A Baum Hedlund Aristei & Goldman bus accident attorney was interviewed by NBC Los Angeles about last year’s school bus accident in Anaheim Hills. Eleven students from El Rancho Charter Middle School sustained injuries that included intracranial hemorrhaging, broken bones, a toe amputation, and a shattered spine.
On the afternoon of April 24, 2014, a school bus driver, Gerald Rupple, was going about 50 miles per hour on Nohl Ranch Road when he reportedly lost consciousness, sending the bus off the road along a hillside. A eucalyptus tree and a lamppost were the only things keeping the school bus from overturning.
Rupple told investigators that he wasn’t feeling well and that the heat probably caused him to blackout. But according to the Orange County District Attorney’s Office, Rupple hid a medical condition from the Orange Unified School District that causes seizures, dizziness, and blackouts.
“I don’t think he intended harm on those kids,” said the Baum Hedlund attorney, who is representing two young girls who sustained injuries in the crash. “He made a terrible mistake because he desperately wanted a job.”
Baum Hedlund believes that Orange Unified School District (OUSD) should be held accountable for hiring Rupple. “They hired somebody who was covering up a medical condition. They were responsible for putting him behind the wheel.”
Rupple, who is no longer employed by OUSD, was arrested in January 2015 and charged with felony counts of child abuse and endangerment, as well as perjury by declaration and a sentencing enhancement for causing great bodily injury. He has entered a not guilty plea.
Bus Crash Attorneys Say Orange Unified School District will be Held Accountable for Hiring Unfit Bus Driver
It was nearly nine months ago that Regina Singh found herself riding with her young daughter in an ambulance.
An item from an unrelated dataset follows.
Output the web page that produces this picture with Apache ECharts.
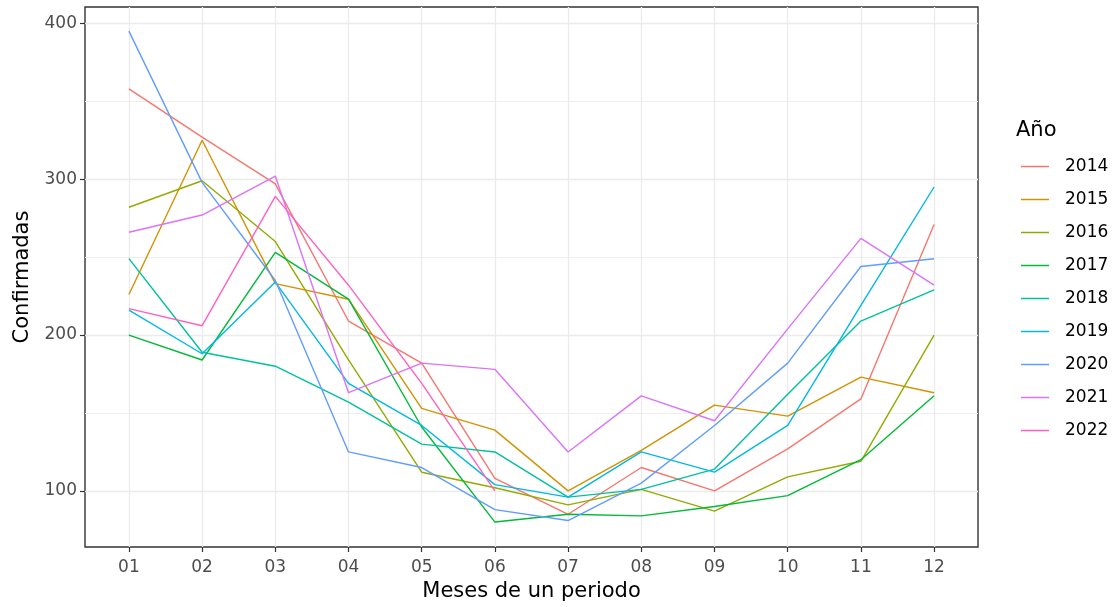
<!DOCTYPE html>
<html>
<head>
<meta charset="utf-8">
<script src="https://cdn.jsdelivr.net/npm/echarts@6/dist/echarts.min.js"></script>
<style>html,body{margin:0;padding:0;background:#fff;}#c{width:1114px;height:607px;}</style>
</head>
<body>
<div id="c"></div>
<script>
const months = ['01','02','03','04','05','06','07','08','09','10','11','12'];
const years = ['2014','2015','2016','2017','2018','2019','2020','2021','2022'];
const v2014 = [358, 327, 297, 209, 182, 108, 85, 115, 100, 127, 159, 271];
const v2015 = [226, 325, 233, 223, 153, 139, 100, 126, 155, 148, 173, 163];
const v2016 = [282, 299, 260, 184, 112, 102, 91, 101, 87, 109, 119, 200];
const v2017 = [200, 184, 253, 223, 141, 80, 85, 84, 90, 97, 120, 161];
const v2018 = [249, 189, 180, 157, 130, 125, 96, 101, 114, 162, 209, 229];
const v2019 = [216, 188, 234, 169, 142, 104, 96, 125, 112, 142, 219, 295];
const v2020 = [395, 298, 235, 125, 115, 88, 81, 105, 142, 182, 244, 249];
const v2021 = [266, 277, 302, 163, 182, 178, 125, 161, 145, 204, 262, 232];
const v2022 = [217, 206, 289, 232, 169, 100];
const yTicks = [100, 200, 300, 400];
const yMinorTicks = [150, 250, 350];
const colors = ['#F8766D','#D39200','#93AA00','#00BA38','#00C19F','#00B9E3','#619CFF','#DB72FB','#FF61C3'];
const seriesValues = [v2014, v2015, v2016, v2017, v2018, v2019, v2020, v2021, v2022];

const FONT = 'DejaVu Sans';
const chart = echarts.init(document.getElementById('c'), null, {renderer: 'canvas'});
const monthNums = months.map((m, i) => i + 1);

const option = {
  animation: false,
  backgroundColor: '#fff',
  color: colors,
  title: {
    text: 'Año', left: 1011, top: 115,
    textStyle: {fontFamily: FONT, fontSize: 21, fontWeight: 'normal', color: '#000'}
  },
  legend: {
    orient: 'vertical', left: 1016, top: 151,
    icon: 'rect', itemWidth: 28, itemHeight: 1.5, itemGap: 12,
    data: years,
    textStyle: {fontFamily: FONT, fontSize: 17, color: '#000', lineHeight: 21, padding: [0, 0, 0, 11]}
  },
  grid: {
    left: 85, right: 136, top: 7, bottom: 55,
    show: true, borderColor: '#333333', borderWidth: 1.4, backgroundColor: 'transparent'
  },
  xAxis: {
    type: 'value', min: 0.4, max: 12.6,
    name: 'Meses de un periodo', nameLocation: 'middle', nameGap: 34,
    nameTextStyle: {fontFamily: FONT, fontSize: 21, color: '#000'},
    axisLine: {show: false},
    axisTick: {show: true, length: 5, customValues: monthNums, lineStyle: {color: '#333333', width: 1.2}},
    axisLabel: {customValues: monthNums, margin: 12, fontFamily: FONT, fontSize: 17, color: '#4D4D4D',
      formatter: v => months[Math.round(v) - 1]},
    splitLine: {show: true, lineStyle: {color: '#EBEBEB', width: 1.3}}
  },
  yAxis: [{
    type: 'value', min: 64, max: 410.5,
    name: 'Confirmadas', nameLocation: 'middle', nameGap: 52, nameRotate: 90,
    nameTextStyle: {fontFamily: FONT, fontSize: 21, color: '#000'},
    axisLine: {show: false},
    axisTick: {show: true, length: 5, customValues: yTicks, lineStyle: {color: '#333333', width: 1.2}},
    axisLabel: {customValues: yTicks, margin: 8, fontFamily: FONT, fontSize: 17, color: '#4D4D4D'},
    splitLine: {show: true, lineStyle: {color: '#EBEBEB', width: 1.3}}
  }, {
    type: 'value', min: 64, max: 410.5, position: 'left',
    axisLine: {show: false},
    axisTick: {show: false, customValues: yMinorTicks},
    axisLabel: {show: false, customValues: yMinorTicks},
    splitLine: {show: true, lineStyle: {color: '#EEEEEE', width: 1}}
  }],
  series: seriesValues.map((vals, i) => ({
    name: years[i], type: 'line', yAxisIndex: 0,
    data: vals.map((v, j) => [monthNums[j], v]),
    showSymbol: false, symbol: 'none',
    lineStyle: {width: 1.4, color: colors[i]},
    itemStyle: {color: colors[i]},
    emphasis: {disabled: true}
  }))
};
chart.setOption(option);
</script>
</body>
</html>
At the time, she had no idea that her daughter – who just recently had her braces removed and was only a few months away from graduating from El Rancho Charter Middle School – would spend the next few months in a hospital recovering from serious spinal injuries and toe amputation.
On the afternoon of April 24, 2014, Mrs. Singh was told that the school bus carrying her daughter home from school had veered off of Nohl Ranch Road and crashed in Anaheim Hills. When she arrived at the scene, she saw the school bus teetering off a hillside. The only thing keeping it from toppling over was a eucalyptus tree and a lamppost.
A crowd had gathered as emergency responders worked to help students from the wreckage. Children were screaming. Someone handed Mrs. Singh a backpack. She was told that her daughter was pinned near the emergency exit of the school bus. She suffered major injuries in the crash, as did several other students. Some had broken bones, others had intracranial hemorrhaging. Students would later describe a chaotic scene in which their peers were thrown around like rag dolls, as the driverless bus flew off the road.
The bus driver, a 25-year-old man that students referred to as Mr. Jerry (Gerald D. Rupple), told authorities that the “the heat probably got to me,” causing him to pass out behind the wheel while the bus was going roughly 50 miles-per-hour. But according to numerous sources, Rupple failed to disclose a medical condition to the Orange Unified School District that causes him to have seizures, dizziness, and blackouts. According to the Orange County District Attorney’s office, Rupple withheld the condition because he felt disclosing it would jeopardize his employment.
On January 9, 2015, Rupple was arrested and charged with felony counts of child abuse and endangerment, perjury by declaration, and a sentencing enhancement for causing great bodily injury. If he is convicted, Rupple could face 19 years in prison.
As for Regina Singh, her husband, and her daughter, they are just trying to stay positive and move forward with their lives. “I’m not angry at anyone,” she said.